福島第一原発から36kmの地点にあり、医療従事者の不足に悩まされている四倉病院。

 当病院は1973年に開設した214床の精神科病院です。海から1kmの場所にありますが、地震や津波による建物の倒壊は免れることができました。3月11日の地震発生当初は、他の被災地でも問題になった薬剤や食材、重油、プロパンガスなどの不足に見舞われましたが、電気は正常で、水も16日に自衛隊が運んでくれたので、震災の影響が長期に残るとは思いもしませんでした。ところが、医師や看護・介護職員の不足に悩まされることになり、それは今でも解消されていません。原発事故さえなければ、早期に通常の運営に戻っていたはずなのです。

 医師が去り始めたのは、震災発生から3日目の3月14日。2人が「出勤できない」と連絡してきたのです。原発事故による放射性物質汚染が大きな問題となり、影響の少ない地域に家族で避難するためでした。16日には、もう1人が同じ理由で出勤できなくなりました。

 常勤の医師は6人いたのですが、この時点で3人に。4人いた非常勤医師も出勤できない状態になりました。一方で看護・介護職員の退職も相次ぎました。震災前は約150人いたのですが、3月から4月にかけて約30人が退職。小さな子どもがいる職員が多く、旦那さんの実家に行くなど県外に避難した人たちがかなりいました。その結果、事務職員は退職金の計算や手続きに毎日追われることになりました。

 地震発生時、入院患者さんは204人いましたが、医師や看護・介護職員の減少のほか医薬品や食料などの不足もあったので、このまま当病院にとどまってもらうのは危険だと判断。原発から半径20km圏内にある双葉病院(福島県大熊町)で患者が置き去りにされたとの報道(後日、報道とは事情が異なることが判明)もあったことから、18日の夜、入院患者さん全員を他の病院などに転院させることを決めました。

 受け入れてくれる病院の当てはなかったのですが、とにかく東京の病院に片っ端から電話をかけました。一方で、ご家族に患者さんを一時引き取ってもらえるようお願いしました。最終的に6病院が計126人の患者さんの受け入れを承諾してくれたほか、残りの78人はご家族の下に帰ることになり、その夜の間に全員の受け入れ先を確保することができました。

 ところが、次に困ったのが、患者さんを乗せるバスの手配。

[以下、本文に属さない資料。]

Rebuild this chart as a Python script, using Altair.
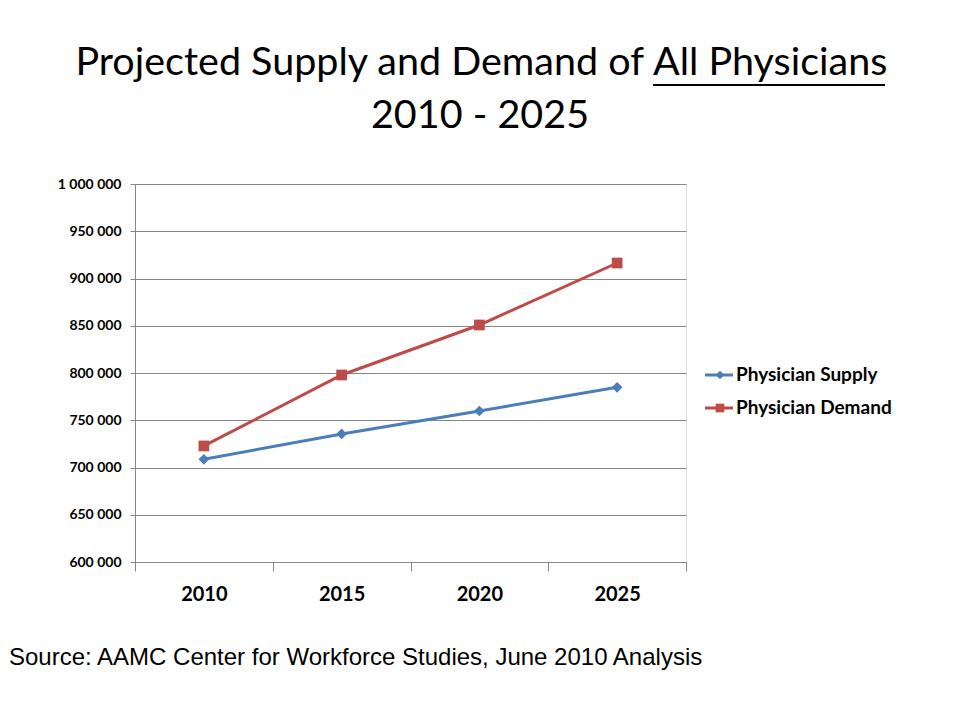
import altair as alt
import pandas as pd

years = ["2010", "2015", "2020", "2025"]
supply = [708700, 735500, 759800, 784900]
demand = [722800, 797900, 850800, 916400]
series_names = ["Physician Supply", "Physician Demand"]
title_main = ["Projected Supply and Demand of"]
title_under = ["All Physicians"]
title_line2 = ["2010 - 2025"]
source_text = ["Source: AAMC Center for Workforce Studies, June 2010 Analysis"]

BLUE = "#4A7EBB"
RED = "#BE4B48"
FONT = "Lato"
TSIZE = 39.5

rows = []
for y, s, d in zip(years, supply, demand):
    rows.append({"year": y, "series": series_names[0], "value": s})
    rows.append({"year": y, "series": series_names[1], "value": d})
df = pd.DataFrame(rows)

W, H = 551, 378

xenc = alt.X("year:O", scale=alt.Scale(type="band", paddingInner=0, paddingOuter=0),
             axis=alt.Axis(title=None, tickBand="extent", tickSize=9, tickColor="#868686",
                           domainColor="#868686", labelFont=FONT, labelFontWeight="bold",
                           labelFontSize=20, labelColor="#000000", labelPadding=13,
                           labelAngle=0, grid=False))
yenc = alt.Y("value:Q", scale=alt.Scale(domain=[600000, 1000000], nice=False, zero=False),
             axis=alt.Axis(title=None, values=list(range(600000, 1000001, 50000)),
                           labelExpr="replace(format(datum.value, ','), regexp(',', 'g'), ' ')",
                           tickSize=5, tickColor="#868686", domainColor="#868686",
                           gridColor="#868686", labelFont=FONT, labelFontWeight="bold",
                           labelFontSize=14, labelColor="#000000", labelPadding=9))
color = alt.Color("series:N", scale=alt.Scale(domain=series_names, range=[BLUE, RED]), legend=None)

base = alt.Chart(df)
lines = base.mark_line(strokeWidth=3).encode(x=xenc, y=yenc, color=color)
pts = base.mark_point(filled=True, opacity=1, size=115).encode(
    x="year:O", y="value:Q", color=color,
    shape=alt.Shape("series:N", scale=alt.Scale(domain=series_names, range=["diamond", "square"]), legend=None))

layers = [lines, pts]

# legend
shapes = ["diamond", "square"]
cols = [BLUE, RED]
for i, name in enumerate(series_names):
    ld = pd.DataFrame({"series": [name]})
    ly = 191 + 33 * i
    layers.append(alt.Chart(ld).mark_rule(color=cols[i], strokeWidth=3).encode(
        x=alt.value(570), x2=alt.value(598), y=alt.value(ly)))
    layers.append(alt.Chart(ld).mark_point(shape=shapes[i], filled=True, opacity=1, size=75, color=cols[i]).encode(
        x=alt.value(585), y=alt.value(ly)))
    layers.append(alt.Chart(ld).mark_text(align="left", baseline="middle", font=FONT, fontWeight="bold",
                                          fontSize=19, color="#000000").encode(
        text="series:N", x=alt.value(601), y=alt.value(ly)))

# titles
SPLIT = 518
layers.append(alt.Chart(pd.DataFrame({"t": title_main})).mark_text(
    align="right", baseline="alphabetic", font=FONT, fontSize=TSIZE, color="#000000").encode(
    text="t:N", x=alt.value(SPLIT - 9), y=alt.value(-109)))
layers.append(alt.Chart(pd.DataFrame({"t": title_under})).mark_text(
    align="left", baseline="alphabetic", font=FONT, fontSize=TSIZE, color="#000000").encode(
    text="t:N", x=alt.value(SPLIT), y=alt.value(-109)))
layers.append(alt.Chart(pd.DataFrame({"t": title_under})).mark_rule(color="#000000", strokeWidth=2).encode(
    x=alt.value(SPLIT), x2=alt.value(750), y=alt.value(-99)))
layers.append(alt.Chart(pd.DataFrame({"t": title_line2})).mark_text(
    align="center", baseline="alphabetic", font=FONT, fontSize=TSIZE, color="#000000").encode(
    text="t:N", x=alt.value(345), y=alt.value(-56)))
layers.append(alt.Chart(pd.DataFrame({"t": source_text})).mark_text(
    align="left", baseline="alphabetic", font="Liberation Sans", fontSize=24, color="#000000").encode(
    text="t:N", x=alt.value(-126), y=alt.value(481)))

chart = alt.layer(*layers).properties(
    width=W, height=H,
    autosize=alt.AutoSizeParams(type="none"),
    padding={"left": 127, "top": 176, "right": 266, "bottom": 146},
).configure_view(stroke=None).configure(background="#ffffff")

chart.save("out.html", embed_options={"renderer": "svg", "actions": False})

市内にバスはあったのですが、運転手が避難してしまい1人もいなかったのです。バス会社に事情を話して急きょ運転手をかき集めてもらい、20日には患者さん全員を移動させることができました。ただ残されたスタッフは、ずっと気が張り詰めていたので相当疲れていました。私もふらふらでいつ倒れるかという状態でしたので、3月20日からは病院を休診にしたのですが、突然の閉鎖で多くの外来患者さんが保健所に駆け込み、今度は保健所がパニック状態に陥りました。結局、「外来だけでも再開してくれ」と保健所から依頼され、3月31日に院長だけの医師1人体制で外来を開始しました。他の医師はもう避難していたからです。

励まされたいわき市医師会などの支援
 避難していた医師が徐々に戻り始めたのは、震災の余波が少しずつ収まりつつあった4月。5月までに常勤医師2人が戻ってきてくれて、7月には、当病院が医師不足で診療できなくなっていることを報じた新聞記事を見て休職していた医師が復帰してくれました。ですが、残りの常勤医師2人は退職、パートの医師も代わりをなかなか確保できない状態でした。原発事故による放射性物質汚染の影響が大きく、「戻ってきてくれ」と無理にお願いすることもできませんでした。